Super-moist and incredibly indulgent banana bread loaded with dark chocolate chips.
I can’t actually believe that I don’t have a banana bread recipe up on my blog yet as its my go-to-recipe. Super easy yet produces the most amazing results.
If you haven’t got long to spend baking in your kitchen but want to knock up something delicious I recommend this easy peasy banana bread recipe. It will take you 10-15 minutes to weigh and mix together the ingredients and once thats done pour straight into a loaf tin and pop into your oven for 50 minutes. You can then get on with whatever else needs doing around the house while enjoying the sweet smells while its baking away in the oven.
You will fall straight in love with this recipe! Its incredibly tasty bursting with banana gooey goodness in each slice.
Four beautifully ripe bananas go into this banana bread recipe. I use extra spotty own bananas to give that extra banana flavour. Its no good using greeny/yellow bananas as they wont give out much flavour at all. You need jut heavily specked bananas like these:
I loathe dry banana bread, I just won’t eat it. Id rather go without! This loaf is super moist mainly from the moisture from the bananas. The butter gives the beard a nutty, rich flavour that is enhanced by the dark chocolate. A touch of pure vanilla extract gives the bread a sweet flavour.
There is no liquid used in this banana bread recipe. So yes its going to be a little dense but its not overly heavy just the perfect amount to compliment the bananas and dark chocolate chips.
- 250g plain flour
- 175g dark chocolate chips
- 250g caster sugar
- 1 tsp vanilla extract
- 2 eggs
- 125g butter
- 4 ripe bananas
- 2 tsp baking powder
- Preheat the oven to 180°C (or 160°C fan forced).
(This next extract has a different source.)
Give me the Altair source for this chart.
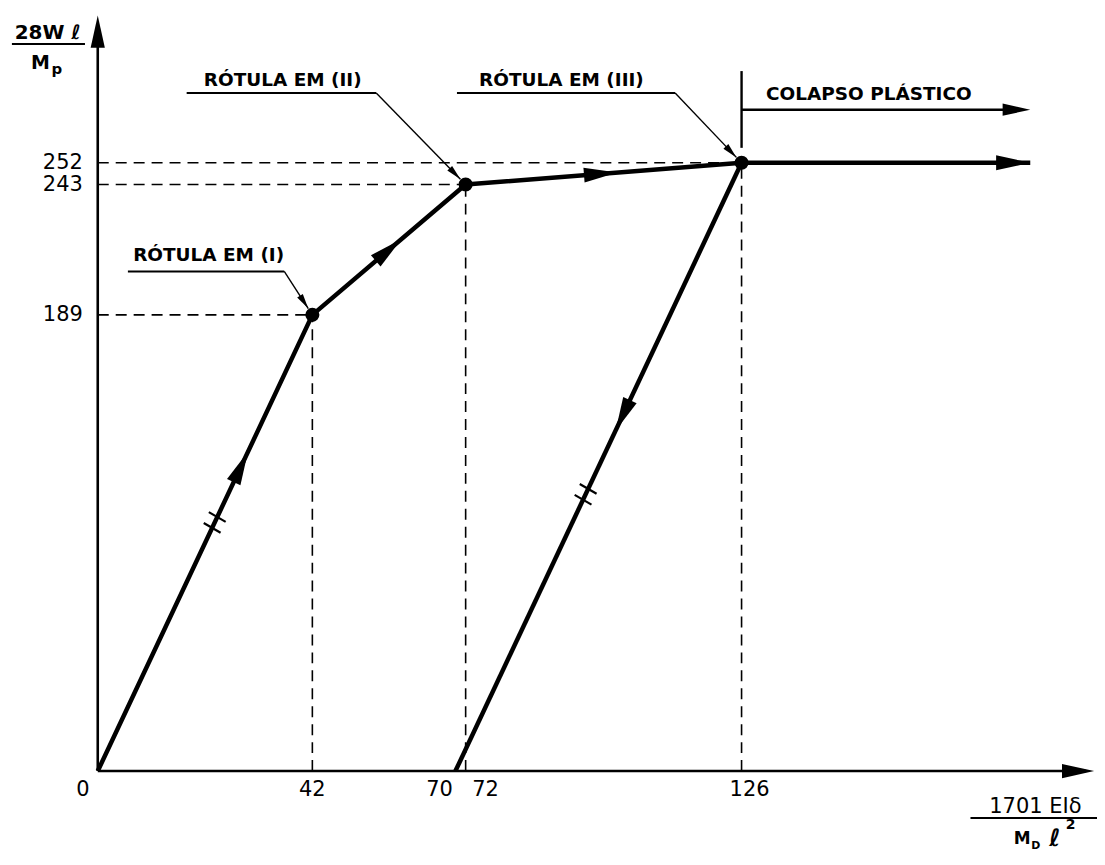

Grease a 900g loaf tin and line with baking paper.
- Cream the butter and sugar until fluffy.
- Add the eggs, one at a time, mixing well after each addition. Then add the vanilla extract and mix.
- Sift together the flour and baking powder then gradually add to the batter and beat well.
- Mash the bananas and beat them into the mix. Stir in the chocolate pieces.
- Pour the mixture into the loaf tin and bake in the center of the oven for 50 min, until skewer inserted into the center of the cake comes out clean.
- Leave the cake in the tin to cool.
- This loaf cake is best served warm.
- Keep any uneaten cake in an airtight container at room temperature for about 3 days.